Standing orders on tedious repetition and the rules of debate were also cited perhaps more as a diversionary tactic than anything else. The general principle is that the standing orders do apply to committee proceedings to the extent that they can apply, but not so as to override any rules that apply specifically to committee proceedings.
Matters of interest
Matters of interest canvassed at the hearings included:
- use of public funds for a trip to China in June 2014 involving officers of the Department of Immigration and Border Protection during which it is alleged that funds were spent on expensive accommodation, whisky and prostitutes;
- the opening statement by the Secretary of the Department of Parliamentary Services attacking the 160th report of the Committee of Privileges;
- the process for and timing of the award of a knighthood to Prince Philip;
- checks on imported frozen berries following numerous cases of hepatitis A;
- instances of sexual assault in immigration detention centres;
- potential reforms to Australia Post's pricing structure for letters;
- the costs of connecting broadband to a home by NBN Co;
- the purchase of kitchen equipment for Government House;
- the new Public Service Commissioner's assessment of pay offers under current enterprise bargaining negotiations;
- job losses at the ABC;
- ASIC's investigation of financial advice irregularities at NAB;
- the scope of multiple voting and other electoral fraud at the last Federal election;
- waiting times for calls to Centrelink;
- use of the War Memorial for functions hosted by large defence contractors.
Sitting period 2–5 March
Legislation dealt with during the sitting period was largely routine in character but the Fair Work (Registered Organisations) Amendment Bill 2014 was negatived at second reading on 2 March. The bill was not identical to the Fair Work (Registered Organisations) Amendment Bill 2013 negatived by the Senate at second reading on 14 May 2014 and does not therefore establish a trigger for the purposes of section 57 of the Constitution.
A motion to disallow provisions of the Competition and Consumer (Industry Code—Port Terminal Access (Bulk Wheat)) Regulation 2014 was negatived on 4 March, only the joint movers (Senators Day and Leyonhjelm) supporting the motion. The government overcame procedural resistance to move a scheduling motion to ensure the disallowance motion was determined before the deadline under the Legislative Instruments Act 2003 expired. In the event, the disallowance motion was determined before the scheduling motion became necessary.
Censure of a minister
Censure motions in the Senate are relatively unusual and have no legal or constitutional effect in any case, but are still a useful accountability measure. Following a suspension of standing orders on 2 March, the Opposition moved to censure the Attorney-General, Senator Brandis, for his conduct in relation to the President of the Australian Human Rights Commission. The matter was extensively canvassed in estimates hearings in the preceding week.
Rules of debate
The President made a statement on 2 March drawing attention to the standing orders prohibiting personal reflections and imputations of improper motive against members of Parliament and other, including to past rulings prohibiting accusations of lying or deliberate misleading. The President indicated that all chairs would be enforcing these and all other standing orders and rules of debate.
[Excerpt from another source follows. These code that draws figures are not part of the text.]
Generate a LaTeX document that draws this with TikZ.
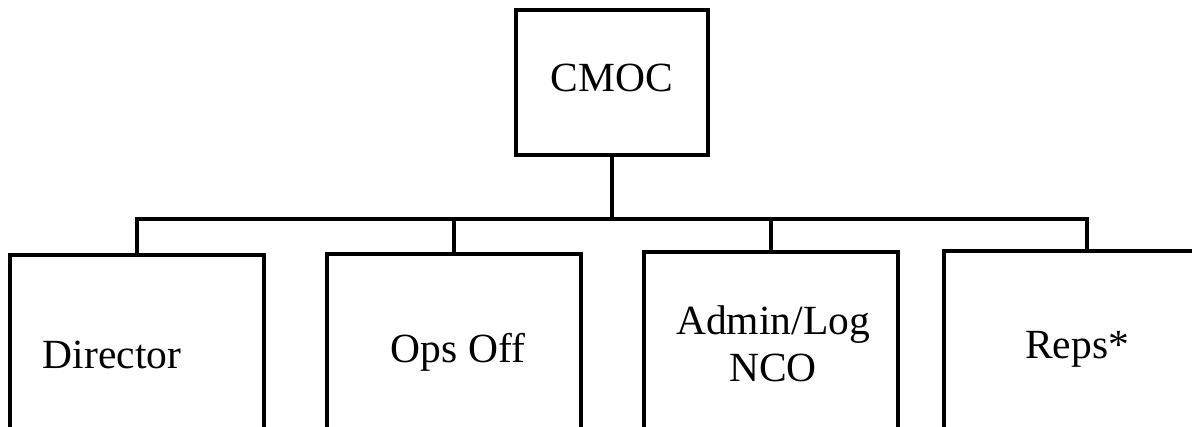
\documentclass[tikz,border=0pt]{standalone}
\usepackage{fontspec}
\setmainfont{Liberation Serif}
\begin{document}
\begin{tikzpicture}[x=0.5pt,y=-0.5pt,
  box/.style={draw=black, line width=1.7pt, fill=white, rectangle, inner sep=0pt},
  lbl/.style={font=\fontsize{20.75}{23.5}\selectfont, align=center, inner sep=0pt},
  conn/.style={draw=black, line width=1.7pt}]
\useasboundingbox (0,0) rectangle (1192,427);
\clip (0,0) rectangle (1192,427);
\node[box, minimum width=96pt, minimum height=72.5pt] (cmoc) at (612,82.5) {};
\node[lbl] (tcmoc) at (612,78) {CMOC};
\node[box, minimum width=127pt, minimum height=100pt] (dir) at (137,355) {};
\node[box, minimum width=127pt, minimum height=100pt] (ops) at (454,354) {};
\node[box, minimum width=127pt, minimum height=100pt] (adm) at (771,352) {};
\node[box, minimum width=127pt, minimum height=100pt] (reps) at (1071,351) {};
\node[lbl] (tdir) at (112,355) {Director};
\node[lbl] (tops) at (458,352) {Ops Off};
\node[lbl] (tadm) at (773,344) {Admin/Log\\NCO};
\node[lbl] (treps) at (1077,349) {Reps*};
\coordinate (bus) at (612,219);
\coordinate (repsdrop) at (1087,251);
\draw[conn] (cmoc.south) -- (bus);
\draw[conn] (dir.north) |- (bus) -| (repsdrop);
\draw[conn] (ops.north) -- (ops.north |- bus);
\draw[conn] (adm.north) -- (adm.north |- bus);
\end{tikzpicture}
\end{document}
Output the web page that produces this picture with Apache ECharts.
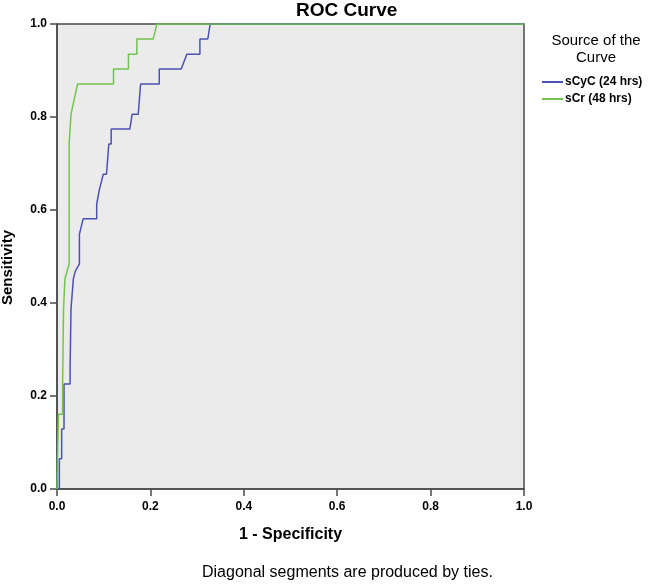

Privileges Committee matters
The long-awaited revised Government Guidelines for Official Witnesses appearing before Parliamentary Committees, a draft of which had been examined by the committee in the course of its inquiry into guidance for officers giving evidence and providing information, was finally tabled out of sitting on 18 February. The Guidelines now refer to numerous Senate resolutions and practices that had not been in place when the Guidelines were last revised in 1989. The new version incorporated comments made by the Privileges Committee in its 153rd Report.
The President tabled a response to the committee's 160th Report on the use of CCTV material in Parliament House, on 2 March, agreeing to all the recommendations made by the committee, including the development of a new code of practice on use of CCTV which takes into account the requirements of parliamentary privilege. The Presiding Officers will establish a working party of senators and members to oversee the development of the revised code of practice and to undertake wide consultations on its contents.
Deployment of troops to Iraq
On 3 March the Leader of the Australian Greens moved a motion to suspend standing orders to allow the Senate to debate a motion relating to the deployment of Australian troops to Iraq. The suspension motion failed but later in the week Senator Ludlam re-introduced the Defence Legislation Amendment (Parliamentary Approval of Overseas Service) Bill 2015 which, as its title indicates, provides for parliamentary approval of the deployment of Australian troops overseas. In re-introducing the bill, Senator Ludlam noted that a version of it had been on the Senate Notice Paper for approximately 30 years.
Orders for the production of documents
A repeated order for the production of the preliminary and interim reports of the Mental Health Review was again agreed to on 3 March, again including provisions rejecting grounds for non-compliance previously claimed by the government (see Bulletin No. 289). The order produced the same response from the government to the effect that the reports sought were deliberative in nature and would not be produced, but that the final report and the government's response to it would be produced in due course. The mover of the motion, Senator McLucas, has indicated on multiple occasions that she is seeking the preliminary and interim reports to allow interested organisations that have not been included in the government's consultation process to have an input to the final report.
The last of the class of 2014 to make his first speech, Senator Muir, did so on 5 March. Although the speech was characterised as a first speech, Senator Muir had, in fact, made numerous speeches in the Senate beforehand and had participated in determining several important matters, some of which he referred to in his speech which provided an assessment of his first 8 months in the Senate, among other things.
The tendency to regard a Senate committee inquiry as a panacea for everything from low key scrutiny of legislative proposals to intensely disputed policy is reflected in the rate of references to Senate committees which currently stand at record levels. While there is – and should be – no check on the capacity of the Senate to refer matters to committees to inform itself of a range of matters, there is a limit on the capacity of committees to absorb the workload. The greatest constraint is the time and capacity of senators to participate in and focus on inquiries. Committees must therefore prioritise their work, including with the guidance of the Senate by its agreement to extensions of time for particular inquiries.